Przed wznowieniem szkoleń wiele osób obawiało się, że tych kilka dni, jakie przyjdzie im spędzić w jednostce, to będzie czas stracony. Niby dostaną powołania, teoretycznie będzie jakiś program, ale koniec końców będą traktowani przez wojsko zawodowe jak piąte koło u wozu.
Staraliśmy się, by tych kilka dni było wypełnione różnorodnymi zajęciami, konkretnymi zadaniami. W zależności od potrzeb i możliwości rezerwiści szkolili się razem z żołnierzami zawodowymi, brali także udział w ćwiczeniach poligonowych. Obecność rezerwistów w jednostkach nie może być czymś wyjątkowym. Choć przez kilka lat nie było takich szkoleń, to od tego roku będą one przeprowadzane już regularnie i żołnierze zawodowi muszą nauczyć się pracować razem z rezerwą. Z sygnałów z jednostek wynika, że nie był to problem i współpraca obu grup żołnierzy układała się poprawnie.
Czy zebrane doświadczenia zaowocują zmianami w organizacji i przeprowadzeniu szkolenia rezerwy w najbliższych latach?

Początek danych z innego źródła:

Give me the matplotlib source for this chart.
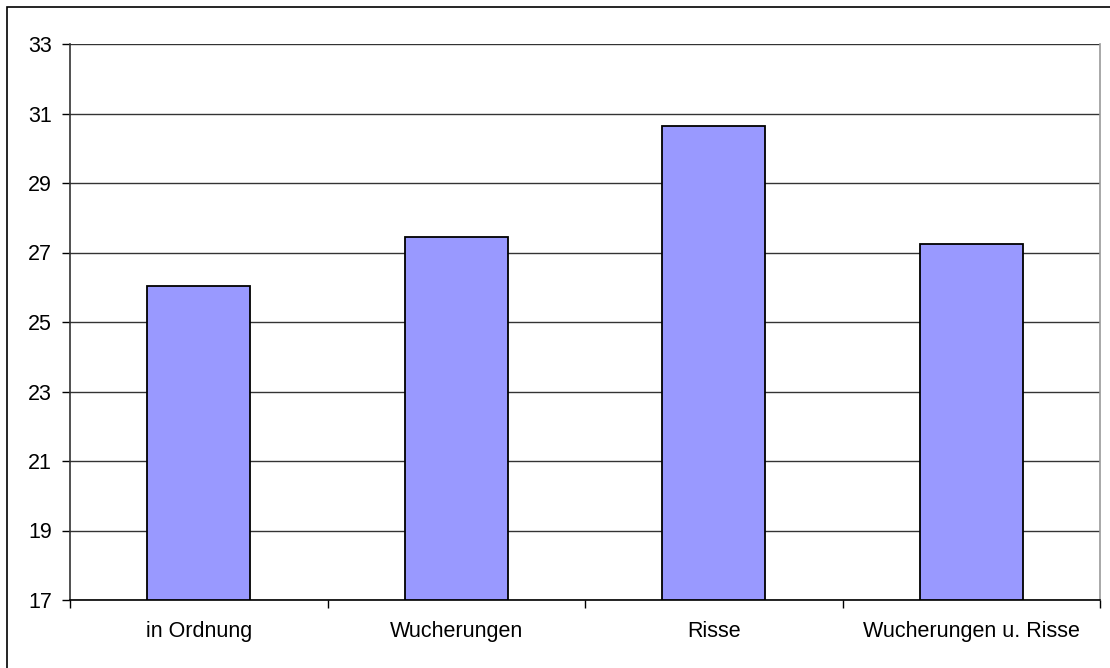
import numpy as np
import matplotlib
matplotlib.use('Agg')
import matplotlib.pyplot as plt
from matplotlib.patches import Rectangle

# data
kategorien = ['in Ordnung', 'Wucherungen', 'Risse', 'Wucherungen u. Risse']
werte = [26.05, 27.45, 30.65, 27.25]
y_ticks = [17, 19, 21, 23, 25, 27, 29, 31, 33]

plt.rcParams['font.family'] = ['Liberation Sans', 'DejaVu Sans']

fig = plt.figure(figsize=(11.1, 6.68), dpi=100)
ax = fig.add_axes([70/1110, 1-600/668, 1030/1110, 556/668])

# outer frame (left and top visible)
fig.patches.append(Rectangle((7/1110, -0.1), 1.2, 1-7/668+0.1, transform=fig.transFigure,
                             fill=False, edgecolor='black', linewidth=1.2))

x = np.arange(len(kategorien))
ax.bar(x, [w - 17 for w in werte], bottom=17, width=0.4, color='#9999FF',
       edgecolor='black', linewidth=1.3, zorder=3)

ax.set_ylim(17, 33)
ax.set_xlim(-0.5, len(kategorien) - 0.5)
ax.set_yticks(y_ticks)
ax.set_yticklabels([str(t) for t in y_ticks])
ax.yaxis.grid(True, color='#333333', linewidth=1.0, zorder=0)
ax.set_axisbelow(True)

ax.set_xticks(x)
ax.set_xticklabels(kategorien)
ax.set_xticks(np.arange(-0.5, len(kategorien)), minor=True)
ax.tick_params(axis='x', which='major', length=0, pad=15, labelsize=15.5)
ax.tick_params(axis='x', which='minor', length=6, width=1, direction='out', color='black')
ax.tick_params(axis='y', length=6, width=1, direction='out', pad=7, labelsize=15.5)

ax.spines['top'].set_visible(False)
ax.spines['right'].set_color('#999999')
ax.spines['left'].set_color('#333333')
ax.spines['bottom'].set_color('black')
for s in ax.spines.values():
    s.set_linewidth(1.2)

fig.savefig('out.png', dpi=100)
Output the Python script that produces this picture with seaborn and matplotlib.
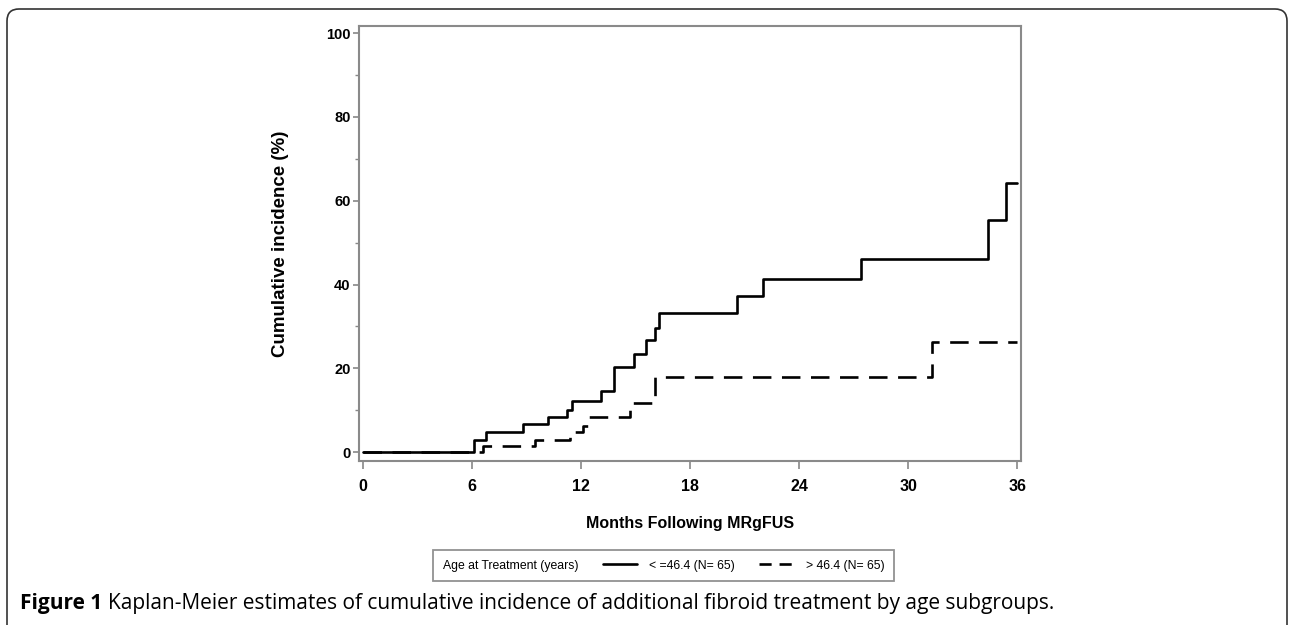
import matplotlib
matplotlib.use('Agg')
import matplotlib.pyplot as plt
from matplotlib.lines import Line2D
from matplotlib.patches import FancyBboxPatch
import seaborn as sns
import pandas as pd
import numpy as np

# step curves (months, cumulative incidence %)
young_t = [0, 6.15, 6.8, 8.8, 10.2, 11.25, 11.5, 13.1, 13.8, 14.9, 15.6, 16.05, 16.3, 20.6, 22.0, 27.4, 34.4, 35.35, 36]
young_v = [0, 3.0, 4.8, 6.7, 8.4, 10.0, 12.2, 14.6, 20.4, 23.5, 26.7, 29.7, 33.1, 37.2, 41.4, 46.2, 55.4, 64.3, 64.3]
old_t = [0, 6.6, 9.5, 11.4, 12.1, 12.4, 14.7, 16.05, 31.3, 36]
old_v = [0, 1.5, 2.9, 4.8, 6.3, 8.5, 11.7, 17.9, 26.3, 26.3]

groups = ['< =46.4 (N= 65)', '> 46.4 (N= 65)']
legend_title = 'Age at Treatment (years)'
x_ticks = [0, 6, 12, 18, 24, 30, 36]
y_ticks = [0, 20, 40, 60, 80, 100]

df = pd.concat([
    pd.DataFrame({'t': young_t, 'v': young_v, 'grp': groups[0]}),
    pd.DataFrame({'t': old_t, 'v': old_v, 'grp': groups[1]}),
])

sns.set_style('ticks')
plt.rcParams['font.family'] = ['Liberation Sans', 'DejaVu Sans']
plt.rcParams['text.color'] = 'black'
plt.rcParams['axes.labelcolor'] = 'black'

fig = plt.figure(figsize=(12.89, 6.25), dpi=100)
ax = fig.add_axes([0.2785, 0.2624, 0.5136, 0.696])

line_dash = (7, 4)
sns.lineplot(data=df, x='t', y='v', hue='grp', style='grp',
             palette=['black', 'black'], dashes=['', line_dash],
             estimator=None, sort=False, drawstyle='steps-post',
             linewidth=1.9, legend=False, ax=ax)

ax.set_xlim(-0.2, 36.2)
ax.set_ylim(-2.1, 101.7)
ax.set_xticks(x_ticks)
ax.set_yticks(y_ticks)
ax.set_yticks(np.arange(10, 100, 20), minor=True)
ax.tick_params(axis='x', labelsize=11.5, length=6, width=1.2, color='#888888',
               labelcolor='black', pad=7)
ax.tick_params(axis='y', which='major', labelsize=10.5, length=4, width=1.2,
               color='#888888', labelcolor='black', pad=2)
ax.tick_params(axis='y', which='minor', length=3, width=1.0, color='#888888')
for lab in ax.get_xticklabels() + ax.get_yticklabels():
    lab.set_fontweight('bold')
for s in ax.spines.values():
    s.set_visible(True)
    s.set_color('#8a8a8a')
    s.set_linewidth(1.5)

ax.set_xlabel('Months Following MRgFUS', fontsize=11.5, fontweight='bold', labelpad=16)
ax.set_ylabel('Cumulative incidence (%)', fontsize=13.5, fontweight='bold', labelpad=27)


class TitleHandler:
    # legend entry with no handle, used for the leading title text
    def legend_artist(self, legend, orig_handle, fontsize, handlebox):
        handlebox.width = -legend.handletextpad * fontsize
        a = Line2D([], [], linestyle='none')
        handlebox.add_artist(a)
        return a


title_handle = object()
handles = [title_handle,
           Line2D([], [], color='black', linewidth=1.9),
           Line2D([], [], color='black', linewidth=1.9, dashes=(4.6, 3.0))]
leg = fig.legend(handles, [legend_title] + groups, ncol=3, loc='center',
                 bbox_to_anchor=(0.5147, 0.0952), fontsize=8.8,
                 handler_map={title_handle: TitleHandler()},
                 frameon=True, fancybox=False, edgecolor='#777777',
                 handlelength=2.8, handletextpad=1.0, columnspacing=2.0,
                 borderpad=0.8, borderaxespad=0)
leg.get_frame().set_linewidth(1.3)

# caption
cap_font = ['Open Sans', 'DejaVu Sans']
t1 = fig.text(0.0155, 0.035, 'Figure 1', fontsize=15, fontweight='bold',
              family=cap_font, va='center', ha='left')
fig.canvas.draw()
bb = t1.get_window_extent()
x_next = (bb.x1 + 6) / fig.bbox.width
fig.text(x_next, 0.035,
         'Kaplan-Meier estimates of cumulative incidence of additional fibroid treatment by age subgroups.',
         fontsize=15, family=cap_font, va='center', ha='left')

# rounded figure border
border = FancyBboxPatch((0.07, -0.2), 12.8, 6.36,
                        boxstyle='round,pad=0,rounding_size=0.12',
                        transform=fig.dpi_scale_trans, fill=False,
                        edgecolor='#333333', linewidth=1.2)
fig.patches.append(border)

fig.savefig('out.png', dpi=100)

Diametralnych zmian nie będzie. Będą one jednak prowadzone w większym zakresie, bo dwukrotnie zwiększy się limit osób, które możemy przeszkolić. Gdybyśmy powoływali rezerwistów na pięciodniowe ćwiczenia, to w ciągu 2014 roku udałoby się nam przeszkolić około 9500 żołnierzy. Wysokość tego limitu będzie się z roku na rok zwiększała, aż do 2017 roku. Wówczas będziemy mogli powołać na 10-dniowe szkolenie 27 tys. żołnierzy rezerwy. Z naszych analiz wynika, że przy obecnej liczebności Wojska Polskiego taka pula będzie wartością optymalną, by utrzymać odpowiednią rotację rezerwistów i poziom ich wyszkolenia.